In the course of the proceedings, there was strenuous argument about the nature of an impeachable offense, whether only criminally-indictable actions qualify for that status or whether the definition is broader.887 The three articles approved by the Judiciary Committee were all premised on abuse of power, although the first article, involving obstruction of justice, also involved a criminal violation.888 A second issue arose that apparently had not been considered before: whether persons subject to impeachment could be indicted and tried prior to impeachment and conviction or whether indictment could occur only after removal from office. In fact, the argument was really directed only to the status of the President, as it was argued that he embodied the Executive Branch itself, while lesser executive officials and judges were not of that calibre.889 That issue also remained unsettled, the Supreme Court declining to provide guidance in the course of deciding a case on executive privilege.890
- The only occasion before the Johnson impeachment when impeachment of a President had come to a House vote was the House’s rejection in 1843 of an impeachment resolution against President John Tyler. The resolution, which listed nine separate counts and which was proposed by a member rather than by a committee, was defeated by vote of 127 to 84. See 3 HINDS ’ PRECEDENTS OF THE HOUSE OF REPRESENTATIVES § 2398 (1907); CONG. GLOBE, 27th Cong. 3d Sess. 144–46 (1843).

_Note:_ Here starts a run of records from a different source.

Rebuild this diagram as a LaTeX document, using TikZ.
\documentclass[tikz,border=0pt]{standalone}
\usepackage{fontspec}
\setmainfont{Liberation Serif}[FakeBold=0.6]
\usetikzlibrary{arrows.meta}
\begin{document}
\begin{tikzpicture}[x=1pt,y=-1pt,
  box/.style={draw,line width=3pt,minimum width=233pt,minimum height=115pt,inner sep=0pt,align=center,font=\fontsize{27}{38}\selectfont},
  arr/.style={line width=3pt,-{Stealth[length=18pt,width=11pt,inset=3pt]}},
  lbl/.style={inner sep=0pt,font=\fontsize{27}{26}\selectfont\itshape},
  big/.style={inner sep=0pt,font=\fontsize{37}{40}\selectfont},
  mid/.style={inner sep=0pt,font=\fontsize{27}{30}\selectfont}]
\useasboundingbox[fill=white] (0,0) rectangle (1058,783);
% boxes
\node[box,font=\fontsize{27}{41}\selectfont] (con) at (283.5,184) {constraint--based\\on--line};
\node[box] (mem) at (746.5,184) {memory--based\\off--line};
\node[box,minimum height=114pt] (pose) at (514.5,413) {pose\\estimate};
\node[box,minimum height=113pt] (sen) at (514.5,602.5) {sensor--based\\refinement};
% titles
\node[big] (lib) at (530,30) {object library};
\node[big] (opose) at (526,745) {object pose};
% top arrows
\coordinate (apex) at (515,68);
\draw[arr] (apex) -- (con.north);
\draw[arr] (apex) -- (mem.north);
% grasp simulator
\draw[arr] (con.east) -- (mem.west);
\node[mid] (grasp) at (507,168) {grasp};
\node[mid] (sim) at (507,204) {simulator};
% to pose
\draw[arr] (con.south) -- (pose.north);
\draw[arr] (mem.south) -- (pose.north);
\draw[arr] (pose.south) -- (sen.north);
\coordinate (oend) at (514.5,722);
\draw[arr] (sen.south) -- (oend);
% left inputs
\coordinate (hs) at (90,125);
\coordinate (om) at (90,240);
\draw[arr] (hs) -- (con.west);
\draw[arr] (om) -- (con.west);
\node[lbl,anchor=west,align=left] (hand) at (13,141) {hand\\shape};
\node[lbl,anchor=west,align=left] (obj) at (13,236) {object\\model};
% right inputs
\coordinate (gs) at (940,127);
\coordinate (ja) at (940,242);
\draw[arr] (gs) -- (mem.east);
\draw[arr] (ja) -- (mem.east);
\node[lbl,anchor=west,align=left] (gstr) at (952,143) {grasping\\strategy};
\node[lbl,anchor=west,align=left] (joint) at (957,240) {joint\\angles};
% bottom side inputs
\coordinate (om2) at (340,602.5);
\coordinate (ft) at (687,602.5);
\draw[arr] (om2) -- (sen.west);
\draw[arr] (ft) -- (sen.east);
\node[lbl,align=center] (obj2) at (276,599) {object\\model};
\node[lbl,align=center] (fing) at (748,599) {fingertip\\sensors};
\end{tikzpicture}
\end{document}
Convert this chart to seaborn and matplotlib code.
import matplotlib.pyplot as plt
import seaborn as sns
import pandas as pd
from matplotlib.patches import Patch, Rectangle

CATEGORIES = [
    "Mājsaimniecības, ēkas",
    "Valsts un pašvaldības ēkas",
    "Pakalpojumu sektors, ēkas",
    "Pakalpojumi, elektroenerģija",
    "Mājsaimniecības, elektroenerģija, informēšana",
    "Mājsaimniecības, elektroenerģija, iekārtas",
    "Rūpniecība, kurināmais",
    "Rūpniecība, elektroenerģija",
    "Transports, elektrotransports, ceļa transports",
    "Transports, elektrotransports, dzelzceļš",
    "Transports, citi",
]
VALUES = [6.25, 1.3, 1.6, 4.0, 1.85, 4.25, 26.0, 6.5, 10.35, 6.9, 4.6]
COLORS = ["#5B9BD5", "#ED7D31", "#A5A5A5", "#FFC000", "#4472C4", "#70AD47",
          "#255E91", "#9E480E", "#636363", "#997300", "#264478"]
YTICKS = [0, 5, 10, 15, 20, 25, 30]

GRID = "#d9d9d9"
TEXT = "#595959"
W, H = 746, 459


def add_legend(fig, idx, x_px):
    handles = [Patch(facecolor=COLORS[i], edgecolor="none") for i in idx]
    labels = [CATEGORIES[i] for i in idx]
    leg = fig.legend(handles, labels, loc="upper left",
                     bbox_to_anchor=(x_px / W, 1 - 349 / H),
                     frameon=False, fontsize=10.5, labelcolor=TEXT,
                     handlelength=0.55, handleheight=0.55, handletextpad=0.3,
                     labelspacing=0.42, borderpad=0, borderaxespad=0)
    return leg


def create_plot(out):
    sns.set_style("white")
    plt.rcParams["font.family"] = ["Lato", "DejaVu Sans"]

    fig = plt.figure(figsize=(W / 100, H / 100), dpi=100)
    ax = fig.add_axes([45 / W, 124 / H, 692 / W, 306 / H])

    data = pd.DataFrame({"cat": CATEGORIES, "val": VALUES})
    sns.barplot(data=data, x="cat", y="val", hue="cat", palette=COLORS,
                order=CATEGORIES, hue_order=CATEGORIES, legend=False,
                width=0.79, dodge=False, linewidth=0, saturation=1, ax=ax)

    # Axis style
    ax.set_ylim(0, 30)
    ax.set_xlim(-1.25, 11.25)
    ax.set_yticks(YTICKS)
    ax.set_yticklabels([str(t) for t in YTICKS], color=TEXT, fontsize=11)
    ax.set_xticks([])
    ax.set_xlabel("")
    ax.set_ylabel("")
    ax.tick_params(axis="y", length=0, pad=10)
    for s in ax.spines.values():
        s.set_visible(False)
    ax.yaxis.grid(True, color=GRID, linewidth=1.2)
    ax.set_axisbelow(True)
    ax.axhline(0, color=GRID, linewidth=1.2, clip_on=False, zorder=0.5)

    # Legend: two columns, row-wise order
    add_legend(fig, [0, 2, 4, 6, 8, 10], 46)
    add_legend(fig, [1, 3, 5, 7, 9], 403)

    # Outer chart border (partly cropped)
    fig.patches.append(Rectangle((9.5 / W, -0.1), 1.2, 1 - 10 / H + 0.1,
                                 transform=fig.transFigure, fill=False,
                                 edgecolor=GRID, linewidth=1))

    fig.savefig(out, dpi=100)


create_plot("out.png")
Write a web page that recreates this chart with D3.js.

- The President’s resignation did not necessarily require dismissal of the impeachment charges. Judgment upon conviction can include disqualification as well as removal. Art. I, § 3, cl. 7. Precedent from the 1876 impeachment of Secretary of War William Belknap, who had resigned prior to his impeachment by the House, suggests that impeachment can proceed even after a resignation. See 3 HINDS ’ PRECEDENTS OF THE HOUSE OF REPRESENTATIVES, § 2445 (1907). The Belknap precedent may be somewhat weakened, however, by the fact that his acquittal was based in part on the views of some Senators that impeachment should not be applied to someone no longer in office, id. at § 2467, although the Senate had earlier rejected (by majority vote of 37–29) a resolution disclaiming jurisdiction, and had adopted by vote of 35–22 a resolution affirming that result See id. at § 2007 for an extensive summary of the Senate’s consideration of the issue. See also id, § 2317 (it had been conceded during the 1797 proceedings against Senator William Blount, who had been sequestered from his seat in the Senate, that an impeached officer could not escape punishment by resignation).
- H.R. REP. NO. 93–1305.
- 120 CONG. REC. 29361–62 (1974).
- Analyses of the issue from different points of view are contained in Impeachment Inquiry Staff, House Judiciary Committee, 93d Cong., Constitutional Grounds for Presidential Impeachments, (Comm. Print 1974); J. St. Clair, et al., Legal Staff of the President, Analysis of the Constitutional Standard for Presidential Impeachment (Washington: 1974); Office of Legal Counsel, Department of Justice, Legal Aspects of Impeachment: An Overview, and Appendix I (Washington: 1974). See also RAOUL BERGER, IMPEACHMENT: THE CONSTITUTIONAL PROBLEMS (1973), which preceded the instant controversy; and MICHAEL J. GERHARDT, THE FEDERAL IMPEACHMENT PROCESS: A CONSTITUTIONAL AND HISTORICAL ANALYSIS 103–06 (2d ed. 2000).
- Indeed, the Committee voted not to recommend impeachment for alleged income tax fraud, an essentially private crime not amounting to an abuse of power.
- The question first arose during the grand jury investigation of former Vice President Agnew, during which the United States, through the Solicitor General, argued that the Vice President and all civil officers were not immune from the judicial process and could be indicted prior to removal, but that the President for a number of constitutional and practical reasons was not subject to the ordinary criminal process. Memorandum for the United States, Application of Spiro T. Agnew, Civil No. 73–965 (D.Md., filed October 5, 1973). Courts have held that a federal judge was indictable and could be convicted prior to removal from office. United States v. Claiborne, 727 F.2d 842, 847–848 (9th Cir.), cert. denied, 469 U.S. 829 (1984); United States v. Hastings, 681 F.2d 706, 710–711 (11th Cir.), cert. denied, 459 U.S. 1203 (1983); United States v. Isaacs, 493 F.2d 1124 (7th Cir.), cert. denied sub nom. Kerner v. United States, 417 U.S. 976 (1974).
- The grand jury had named the President as an unindicted coconspirator in the case of United States v. Mitchell, et al., No. 74–110 (D.D.C. 1974), apparently in the belief that he was not actually indictable while in office. The Supreme Court agreed to hear the President’s claim that the grand jury acted outside its authority, but finding that resolution of the issue was unnecessary to decision of the executive privilege claim it dismissed as improvidently granted the President’s petition for certiorari. United States v. Nixon, 418 U.S. 683, 687 n.2 (1974).